** START **
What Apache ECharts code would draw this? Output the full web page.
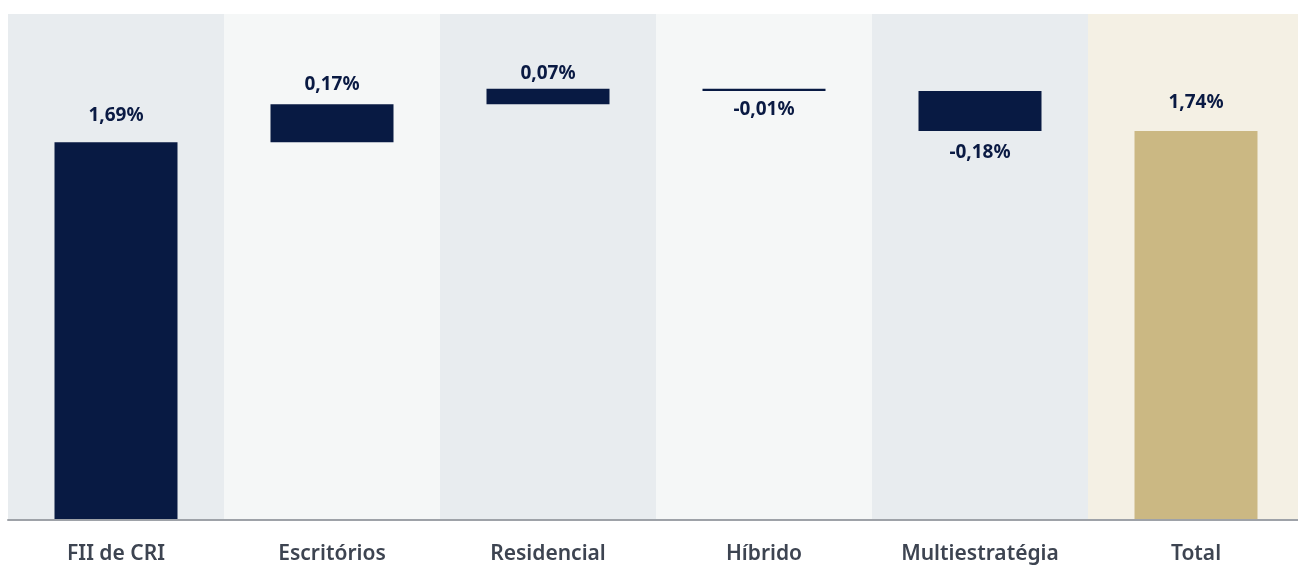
<!DOCTYPE html>
<html>
<head>
<meta charset="utf-8">
<script src="https://cdn.jsdelivr.net/npm/echarts@6/dist/echarts.min.js"></script>
<style>
html,body{margin:0;padding:0;background:#fff;overflow:hidden;width:1298px;height:570px;}
#chart{width:1304px;height:570px;}
</style>
</head>
<body>
<div id="chart"></div>
<script>
const categories = ['FII de CRI', 'Escritórios', 'Residencial', 'Híbrido', 'Multiestratégia', 'Total'];
const values = [1.69, 0.17, 0.07, -0.01, -0.18, 1.74];
const isTotal = [true, false, false, false, false, true];

const yMax = 2.264;
const bandColors = ['#e8ecef', '#f5f7f7', '#e8ecef', '#f5f7f7', '#e8ecef', '#f4f0e4'];
const labelGaps = [17, 10, 6, 9, 12, 19];

const base = [], length = [];
let running = 0;
values.forEach((v, i) => {
  if (isTotal[i]) { base.push(0); length.push(v); running = v; }
  else if (v >= 0) { base.push(running); length.push(v); running += v; }
  else { base.push(running + v); length.push(-v); running += v; }
});

const fmt = v => v.toFixed(2).replace('.', ',') + '%';

const chart = echarts.init(document.getElementById('chart'));
chart.setOption({
  animation: false,
  grid: { left: 8, top: 14, bottom: 50, right: 0 },
  xAxis: [
    {
      type: 'category', data: categories,
      axisTick: { show: false },
      axisLine: { show: true, lineStyle: { color: '#9ea2a8', width: 2 } },
      axisLabel: { color: '#3d4451', fontSize: 21, fontWeight: 600, fontFamily: 'Noto Sans', margin: 24 },
      z: 10
    },
    { type: 'category', data: categories, show: false }
  ],
  yAxis: { type: 'value', min: 0, max: yMax, show: false, splitLine: { show: false } },
  series: [
    {
      type: 'bar', xAxisIndex: 1, silent: true, barWidth: '100%', z: 0,
      data: categories.map((c, i) => ({ value: yMax, itemStyle: { color: bandColors[i] } }))
    },
    {
      type: 'bar', stack: 'wf', barWidth: 123, z: 2, silent: true,
      itemStyle: { color: 'transparent' },
      data: base
    },
    {
      type: 'bar', stack: 'wf', barWidth: 123, z: 2,
      data: length.map((l, i) => ({
        value: l,
        itemStyle: { color: isTotal[i] && i > 0 ? '#cbb883' : '#081a43' },
        label: {
          show: true,
          position: values[i] < 0 ? 'bottom' : 'top',
          distance: labelGaps[i],
          formatter: () => fmt(values[i]),
          color: '#0a1a43', fontSize: 19, fontWeight: 'bold', fontFamily: 'Noto Sans'
        }
      }))
    }
  ]
});
</script>
</body>
</html>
** END **
• **Task description**
Would you reproduce the lines above, from the very first through the line containing "const fmt = v", exactly and without the pictures?

• **Task response**
What Apache ECharts code would draw this? Output the full web page.
<!DOCTYPE html>
<html>
<head>
<meta charset="utf-8">
<script src="https://cdn.jsdelivr.net/npm/echarts@6/dist/echarts.min.js"></script>
<style>
html,body{margin:0;padding:0;background:#fff;overflow:hidden;width:1298px;height:570px;}
#chart{width:1304px;height:570px;}
</style>
</head>
<body>
<div id="chart"></div>
<script>
const categories = ['FII de CRI', 'Escritórios', 'Residencial', 'Híbrido', 'Multiestratégia', 'Total'];
const values = [1.69, 0.17, 0.07, -0.01, -0.18, 1.74];
const isTotal = [true, false, false, false, false, true];

const yMax = 2.264;
const bandColors = ['#e8ecef', '#f5f7f7', '#e8ecef', '#f5f7f7', '#e8ecef', '#f4f0e4'];
const labelGaps = [17, 10, 6, 9, 12, 19];

const base = [], length = [];
let running = 0;
values.forEach((v, i) => {
  if (isTotal[i]) { base.push(0); length.push(v); running = v; }
  else if (v >= 0) { base.push(running); length.push(v); running += v; }
  else { base.push(running + v); length.push(-v); running += v; }
});

const fmt = v => v.toFixed(2).replace('.', ',') + '%';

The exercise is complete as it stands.